Home News & Events Distinguished Lectures Innovations for Business Transformation in Developing Economies

Innovations for Business Transformation in Developing Economies

Speaker: Hau L. Lee, Ph.D., Professor of Operations, Information and Technology, Graduate School of Business, Stanford University; Academic Advisory Board Member, VinUniversity

Saturday, January 15, 2022, 10 am Hanoi time | Zoom Meeting

 

Abstract: Business development in developing economies usually face significant challenges due to resource, infrastructure and market constraints.  To overcome such challenges, innovations in multiple dimensions – product, process, business model, and leveraging the ecosystem of partners – are necessary.  In this talk, I will describe the key elements of such innovations, with examples drawn from Asia, Africa, and Central and South America, to show how tremendous values can be created.

Bio: Hau L. Lee is the Thoma Professor of Operations, Information and Technology at the Graduate School of Business at Stanford University.  He was the founding faculty director of the Stanford Institute for Innovation in Developing Economies (SEED), and is the current Co-Director of the Stanford Value Chain Innovations Initiative.

Professor Lee’s expertise is on global supply chain management and value chain innovations.  He is also interested in how innovating with the value chain can bring forth economic and welfare development in developing economies.  He has published widely in top journals on supply chain management.  He was inducted to the US National Academy of Engineering, and elected a Fellow of MSOM, POMS; and INFORMS.
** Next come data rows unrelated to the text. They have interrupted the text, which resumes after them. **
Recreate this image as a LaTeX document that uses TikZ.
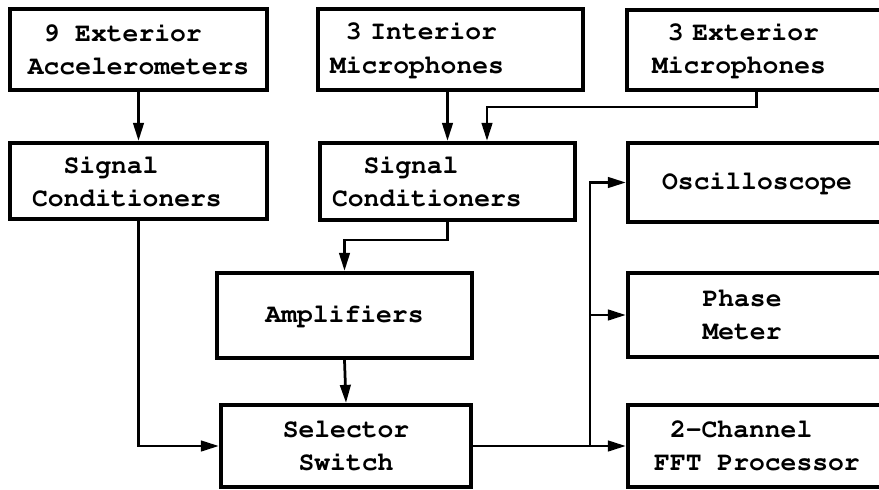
\documentclass[tikz,border=0pt]{standalone}
\usepackage[T1]{fontenc}
\usepackage{courier}
\usetikzlibrary{positioning, arrows.meta}

\begin{document}
\begin{tikzpicture}[
  x=0.02cm, y=-0.02cm,
  font=\ttfamily\bfseries\fontsize{15}{18.8}\selectfont,
  >={Triangle[length=3.6mm, width=2.1mm]},
  unit/.style={draw, line width=0.085cm, inner xsep=0pt, inner ysep=2pt, align=left, fill=white},
  arrow/.style={->, line width=0.055cm}
]

% Page (the right-hand column runs past the edge)
\clip (0,0) rectangle (879,490);
\fill[white] (0,0) rectangle (879,490);

% Transducers
\node[unit, minimum width=5.14cm, minimum height=1.62cm] (acc) at (138.5, 49.5)
  {\phantom{0}9 Exterior\\Accelerometers};
\node[unit, minimum width=5.3cm, minimum height=1.62cm, text width=4.82cm] (intmic) at (450.5, 49.5)
  {\phantom{0}3 Interior\\Microphones};
\node[unit, minimum width=5.18cm, minimum height=1.6cm, text width=4.18cm] (extmic) at (756.5, 50)
  {\phantom{0}3 Exterior\\Microphones};

% Conditioning
\node[unit, minimum width=5.14cm, minimum height=1.52cm, text width=4.26cm] (sigA) at (138.5, 181)
  {\phantom{00}Signal\\Conditioners};
\node[unit, minimum width=5.1cm, minimum height=1.54cm, text width=4.62cm] (sigB) at (447.5, 181.5)
  {\phantom{00}Signal\\Conditioners};
\node[unit, minimum width=5.1cm, minimum height=1.7cm] (amp) at (344.5, 315.5) {Amplifiers};
\node[unit, minimum width=5.0cm, minimum height=1.64cm, align=center] (sel) at (346, 446)
  {Selector\\Switch};

% Analysis
\node[unit, minimum width=5.16cm, minimum height=1.58cm] (scope) at (757, 182.5) {Oscilloscope};
\node[unit, minimum width=5.16cm, minimum height=1.68cm, text width=2.18cm] (phase) at (757, 315)
  {Phase\\Meter};
\node[unit, minimum width=5.16cm, minimum height=1.64cm] (fft) at (757, 446)
  {\phantom{0}2-Channel\\FFT Processor};

% Inputs -> conditioners
\draw[arrow] (acc.south) -- (sigA.north);
\draw[arrow] (intmic.south -| sigB.north) -- (sigB.north);
\coordinate (join) at (487, 107);
\draw[arrow] (extmic.south) |- (join) -- (join |- sigB.north);

% Conditioners -> amplifiers -> selector
\coordinate (drop) at (0, 240);
\draw[arrow] (sigB.south) |- (drop -| amp.north) -- (amp.north);
\draw[arrow] (amp.south) -- (sel.north);
\draw[arrow] (sigA.south) |- (sel.west);

% Selector -> analysers (one trunk, tapped upwards)
\draw[arrow] (sel.east) -- (fft.west);
\coordinate (tap) at (590, 446);
\foreach \dev in {scope, phase} {
  \draw[arrow] (tap) |- (\dev.west);
}

\end{tikzpicture}
\end{document}
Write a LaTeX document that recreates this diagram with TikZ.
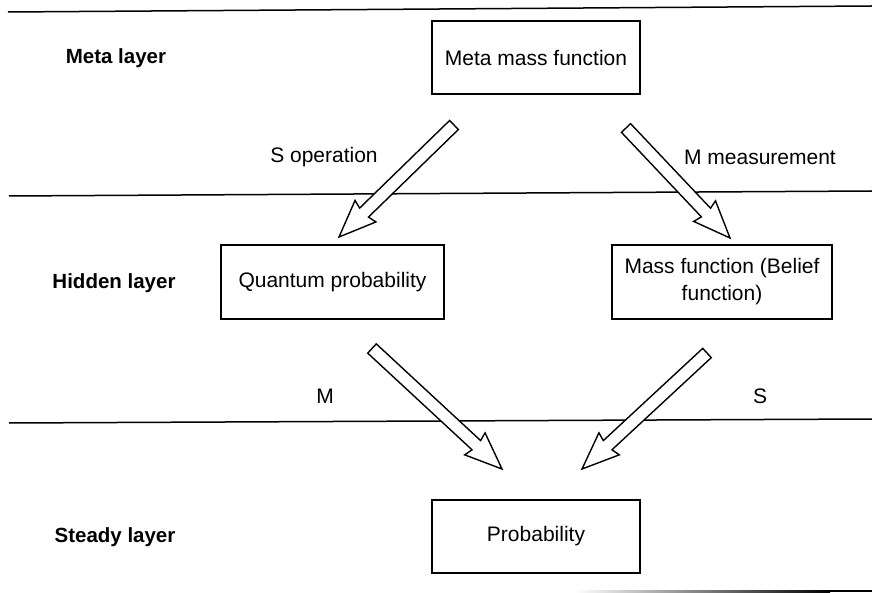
\documentclass[tikz,border=0pt]{standalone}
\usepackage{fontspec}
\setmainfont{Liberation Sans}
\usetikzlibrary{calc}
\tikzset{
  box/.style={draw, line width=1.6pt, inner sep=0pt, font=\fontsize{21}{27}\selectfont, align=center},
  lbl/.style={font=\fontsize{21}{26}\selectfont},
  layer/.style={font=\bfseries\fontsize{20.5}{24}\selectfont},
  sep/.style={line width=1.5pt},
  barrow/.style={draw, line width=1.4pt, fill=white, line join=miter}
}
\newcommand{\blockarr}[2]{%
  \coordinate (h) at ($(#2)!35pt!(#1)$);
  \coordinate (hb) at ($(#2)!37pt!(#1)$);
  \draw[barrow] ($(#1)!6.3pt!90:(#2)$) -- ($(h)!6.3pt!-90:(#1)$) -- ($(hb)!15pt!-90:(#1)$)
     -- (#2) -- ($(hb)!15pt!90:(#1)$) -- ($(h)!6.3pt!90:(#1)$) -- ($(#1)!6.3pt!-90:(#2)$) -- cycle;}
\begin{document}
\begin{tikzpicture}[x=1pt,y=-1pt]
\useasboundingbox (0,0) rectangle (872,593);
% separator lines
\coordinate (l1a) at (8,12);   \coordinate (l1b) at (872,6);
\coordinate (l2a) at (9,196); \coordinate (l2b) at (872,191);
\coordinate (l3a) at (9,423); \coordinate (l3b) at (872,419);
\draw[sep] (l1a) -- (l1b);
\draw[sep] (l2a) -- (l2b);
\draw[sep] (l3a) -- (l3b);
\shade[left color=white, right color=black] (575,590.3) rectangle (830,592.3);
\fill[black] (829.5,590.3) rectangle (872,592.3);
% layer labels
\node[layer] (meta) at (116,58) {Meta layer};
\node[layer] (hidden) at (114,283) {Hidden layer};
\node[layer] (steady) at (115,537) {Steady layer};
% boxes
\node[box, minimum width=208pt, minimum height=73pt] (mmf) at (536,57.5) {Meta mass function};
\node[box, minimum width=223pt, minimum height=74pt] (qp) at (332.5,282) {Quantum probability};
\node[box, minimum width=220pt, minimum height=74pt] (mf) at (722,282) {Mass function (Belief\\function)};
\node[box, minimum width=208pt, minimum height=73pt] (prob) at (536,536.5) {Probability};
% arrow labels
\node[lbl] (sop) at (324,157) {S operation};
\node[lbl] (mmeas) at (760,157) {M measurement};
\node[lbl] (m) at (325,396) {M};
\node[lbl] (s) at (760,396) {S};
% block arrows
\coordinate (a1t) at (454,125); \coordinate (a1h) at (339,237);
\coordinate (a2t) at (626,128); \coordinate (a2h) at (730,238);
\coordinate (a3t) at (372,348.5); \coordinate (a3h) at (502,469);
\coordinate (a4t) at (707,353); \coordinate (a4h) at (582,469);
\blockarr{a1t}{a1h}
\blockarr{a2t}{a2h}
\blockarr{a3t}{a3h}
\blockarr{a4t}{a4h}
\end{tikzpicture}
\end{document}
In 2006-7, he was the President of the Production and Operations Management Society.  His article, “The Triple-A Supply Chain,” was the Second Place Winner of the McKinsey Award for the Best Paper in 2004 in the Harvard Business Review.  In 2004, his co-authored paper in 1997, “Information Distortion in a Supply Chain: The Bullwhip Effect,” was voted as one of the ten most influential papers in the history of Management Science.  His co-authored paper, “The Impact of Logistics Performance on Trade,” won the Wickham Skinner Best Paper Award by the Production and Operations Management Society in 2014. In 2003, he received the Harold Lardner Prize for International Distinction in Operations Research, Canadian Operations Research Society.

Besides extensive consulting, he co-founded DemandTec, a price-optimization company that went public in NASDAQ in 2007.  He was the founding chairman of SCM World, which was acquired by Gartner in 2016.  He is currently an independent non-executive director of Synnex and the Lion Rock Group.

In 2011, Lee led SEED upon the receipt of $150 million from Mr. and Mrs. Robert King to the Graduate School of Business.  SEED’s goal is to use entrepreneurships and innovations to support poverty alleviation.  Lee led the team to set up the first SEED Innovation Hub in Ghana, and worked with hundreds of small enterprises in Ghana, Nigeria, Sierra Leone and Cort d’lvoire, to scale up their businesses and increase local employment.  SEED research grants also allowed Lee to supervise students conduct value chain innovation research on sheep ranching in Patagonia, Argentina.  Between 2009-2014, Lee received a research grant of $2.3 million from the Gates Foundation to conduct research on supply chain performance evaluation based on innovations using Riders for Health’s fleet management in Zambia.

Professor Lee had degrees from the University of Hong Kong, the London School of Economics, and the Wharton School of the University of Pennsylvania.  He was awarded Honorary Doctorates by the Hong Kong University of Science and Technology, the Erasmus University of Rotterdam and the University of Macau.